EXERCISE BRIEF:
Filter out everything except lines holding "matplotlib".

** start **

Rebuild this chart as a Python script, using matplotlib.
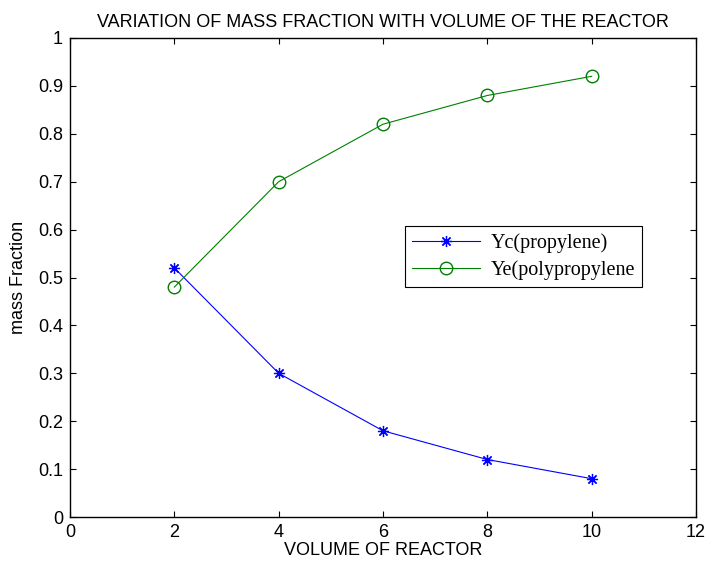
import numpy as np
import matplotlib.pyplot as plt

volume = [2, 4, 6, 8, 10]
yc_propylene = [0.52, 0.30, 0.18, 0.12, 0.08]
ye_polypropylene = [0.48, 0.70, 0.82, 0.88, 0.92]

plt.rcParams['font.family'] = ['Liberation Sans', 'DejaVu Sans']

fig = plt.figure(figsize=(7.08, 5.66), dpi=100)
ax = fig.add_axes([70 / 708, 49 / 566, 626 / 708, 479 / 566])

ax.plot(volume, yc_propylene, color='blue', marker=(8, 2, 0), markersize=8,
        markeredgewidth=0.9, linewidth=0.8, label='Yc(propylene)')
ax.plot(volume, ye_polypropylene, color='green', marker='o', markersize=9,
        markerfacecolor='none', linewidth=0.8, label='Ye(polypropylene')

ax.set_xlim(0, 12)
ax.set_ylim(0, 1)
ax.set_xticks(np.arange(0, 13, 2))
ax.set_yticks(np.arange(0, 1.01, 0.1))
ax.set_yticklabels(['0', '0.1', '0.2', '0.3', '0.4', '0.5', '0.6', '0.7', '0.8', '0.9', '1'])
ax.tick_params(direction='in', top=True, right=True, labelsize=13, length=4, pad=5)
for s in ax.spines.values():
    s.set_linewidth(1.0)

ax.set_title('VARIATION OF MASS FRACTION WITH VOLUME OF THE REACTOR', fontsize=13, pad=8)
ax.set_xlabel('VOLUME OF REACTOR', fontsize=13, labelpad=1)
ax.set_ylabel('mass Fraction', fontsize=13, labelpad=8)

leg = ax.legend(loc='upper left', bbox_to_anchor=(0.535, 0.6075), fancybox=False,
                edgecolor='black', framealpha=1, borderaxespad=0,
                prop={'family': 'Liberation Serif', 'size': 14.5},
                handlelength=3.4, labelspacing=0.35, borderpad=0.35, handletextpad=0.5)
leg.get_frame().set_linewidth(0.8)

fig.savefig('out.png', dpi=100)
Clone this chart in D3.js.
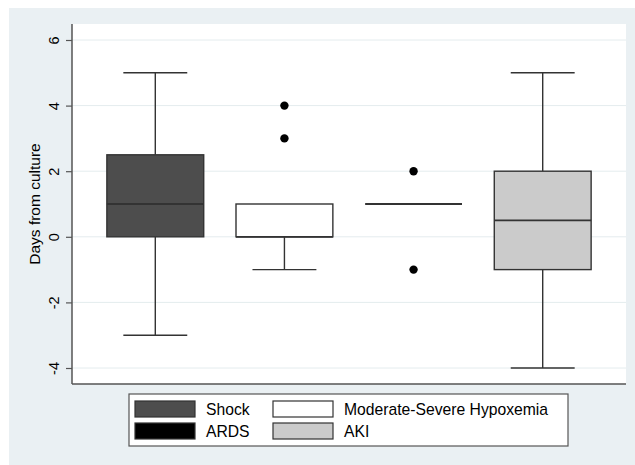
<!DOCTYPE html>
<html lang="en">
<head>
    <meta charset="UTF-8">
    <title>Days from culture by organ dysfunction</title>
    <script src="https://d3js.org/d3.v7.min.js"></script>
    <style>
        body { margin: 0; background: #fff; }
        text { font-family: "Liberation Sans", Arial, sans-serif; fill: #000; }
    </style>
</head>
<body>
    <svg id="chart" width="635" height="465"></svg>

    <script>
        // box plot summaries
        const groups = ['Shock', 'Moderate-Severe Hypoxemia', 'ARDS', 'AKI'];
        const lowWhisker = [-3, -1, 1, -4];
        const q1 = [0, 0, 1, -1];
        const median = [1, 0, 1, 0.5];
        const q3 = [2.5, 1, 1, 2];
        const highWhisker = [5, 1, 1, 5];
        const outliers = [[], [3, 4], [2, -1], []];
        const yTicks = [-4, -2, 0, 2, 4, 6];
        const yTitle = 'Days from culture';

        const fills = ['#4d4d4d', '#ffffff', '#000000', '#cbcbcb'];

        const data = groups.map((g, i) => ({
            group: g,
            lo: lowWhisker[i], q1: q1[i], med: median[i], q3: q3[i], hi: highWhisker[i],
            out: outliers[i], fill: fills[i]
        }));

        const svg = d3.select('#chart');
        const plot = { left: 72, right: 626, top: 24, bottom: 384 };

        // outer panel and plot region
        svg.append('rect')
            .attr('x', 9).attr('y', 8).attr('width', 626).attr('height', 457)
            .attr('fill', '#eaf0f3');
        svg.append('rect')
            .attr('x', plot.left).attr('y', plot.top)
            .attr('width', plot.right - plot.left).attr('height', plot.bottom - plot.top)
            .attr('fill', '#fff');

        const x = d3.scaleBand()
            .domain(groups)
            .range([plot.left, plot.right])
            .paddingInner(0.25)
            .paddingOuter(0.27);

        const y = d3.scaleLinear()
            .domain([-4, 6])
            .range([plot.bottom - 16, plot.top + 16]);

        // gridlines
        svg.append('g')
            .selectAll('line')
            .data(yTicks)
            .join('line')
            .attr('x1', plot.left).attr('x2', plot.right)
            .attr('y1', d => y(d)).attr('y2', d => y(d))
            .attr('stroke', '#e4ecee')
            .attr('stroke-width', 1);

        // y axis
        const yAxis = svg.append('g')
            .attr('transform', `translate(${plot.left},0)`)
            .call(d3.axisLeft(y).tickValues(yTicks).tickSize(6).tickPadding(0).tickFormat(d3.format('d')));
        yAxis.select('.domain').remove();
        yAxis.selectAll('.tick line').attr('stroke', '#555').attr('stroke-width', 1.2);
        yAxis.selectAll('.tick text')
            .attr('transform', 'translate(-18,0) rotate(-90)')
            .attr('x', 0).attr('dy', '0.35em')
            .attr('text-anchor', 'middle')
            .style('font-size', '14.5px')
            .text(d => d < 0 ? '-' + Math.abs(d) : d);

        // axis lines (left and bottom only)
        svg.append('line')
            .attr('x1', plot.left).attr('x2', plot.left)
            .attr('y1', plot.top).attr('y2', plot.bottom)
            .attr('stroke', '#555').attr('stroke-width', 1.5);
        svg.append('line')
            .attr('x1', plot.left).attr('x2', plot.right)
            .attr('y1', plot.bottom).attr('y2', plot.bottom)
            .attr('stroke', '#555').attr('stroke-width', 1.5);

        svg.append('text')
            .attr('transform', `translate(35,${(plot.top + plot.bottom) / 2}) rotate(-90)`)
            .attr('text-anchor', 'middle')
            .attr('dy', '0.35em')
            .style('font-size', '15.5px')
            .text(yTitle);

        // boxes
        const bw = x.bandwidth();
        const capW = bw * 0.66;
        const boxes = svg.append('g')
            .selectAll('g')
            .data(data)
            .join('g')
            .attr('transform', d => `translate(${x(d.group) + bw / 2},0)`);

        const stroke = '#333';

        boxes.append('line')
            .attr('y1', d => y(d.lo)).attr('y2', d => y(d.q1))
            .attr('stroke', stroke).attr('stroke-width', 1.4);
        boxes.append('line')
            .attr('y1', d => y(d.q3)).attr('y2', d => y(d.hi))
            .attr('stroke', stroke).attr('stroke-width', 1.4);
        boxes.filter(d => d.lo < d.q1).append('line')
            .attr('x1', -capW / 2).attr('x2', capW / 2)
            .attr('y1', d => y(d.lo)).attr('y2', d => y(d.lo))
            .attr('stroke', stroke).attr('stroke-width', 1.4);
        boxes.filter(d => d.hi > d.q3).append('line')
            .attr('x1', -capW / 2).attr('x2', capW / 2)
            .attr('y1', d => y(d.hi)).attr('y2', d => y(d.hi))
            .attr('stroke', stroke).attr('stroke-width', 1.4);

        boxes.append('rect')
            .attr('x', -bw / 2).attr('width', bw)
            .attr('y', d => y(d.q3))
            .attr('height', d => y(d.q1) - y(d.q3))
            .attr('fill', d => d.fill)
            .attr('stroke', stroke).attr('stroke-width', 1.4);
        boxes.append('line')
            .attr('x1', -bw / 2).attr('x2', bw / 2)
            .attr('y1', d => y(d.med)).attr('y2', d => y(d.med))
            .attr('stroke', stroke).attr('stroke-width', 1.8);

        boxes.selectAll('circle')
            .data(d => d.out)
            .join('circle')
            .attr('cx', 0)
            .attr('cy', d => y(d))
            .attr('r', 4.2)
            .attr('fill', '#000');

        // legend
        const leg = svg.append('g').attr('transform', 'translate(129,394)');
        leg.append('rect')
            .attr('width', 439).attr('height', 52)
            .attr('fill', '#fff')
            .attr('stroke', '#555').attr('stroke-width', 1.2);

        const items = leg.selectAll('.legend-item')
            .data(data)
            .join('g')
            .attr('class', 'legend-item')
            .attr('transform', (d, i) => `translate(${6 + (i % 2) * 138},${7 + Math.floor(i / 2) * 22})`);
        items.append('rect')
            .attr('width', 60).attr('height', 16)
            .attr('fill', d => d.fill)
            .attr('stroke', stroke).attr('stroke-width', 1.2);
        items.append('text')
            .attr('x', 71).attr('y', 8)
            .attr('dy', '0.35em')
            .style('font-size', '15.7px')
            .text(d => d.group);
    </script>
</body>
</html>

** end **

OUTPUT:
Rebuild this chart as a Python script, using matplotlib.
import matplotlib.pyplot as plt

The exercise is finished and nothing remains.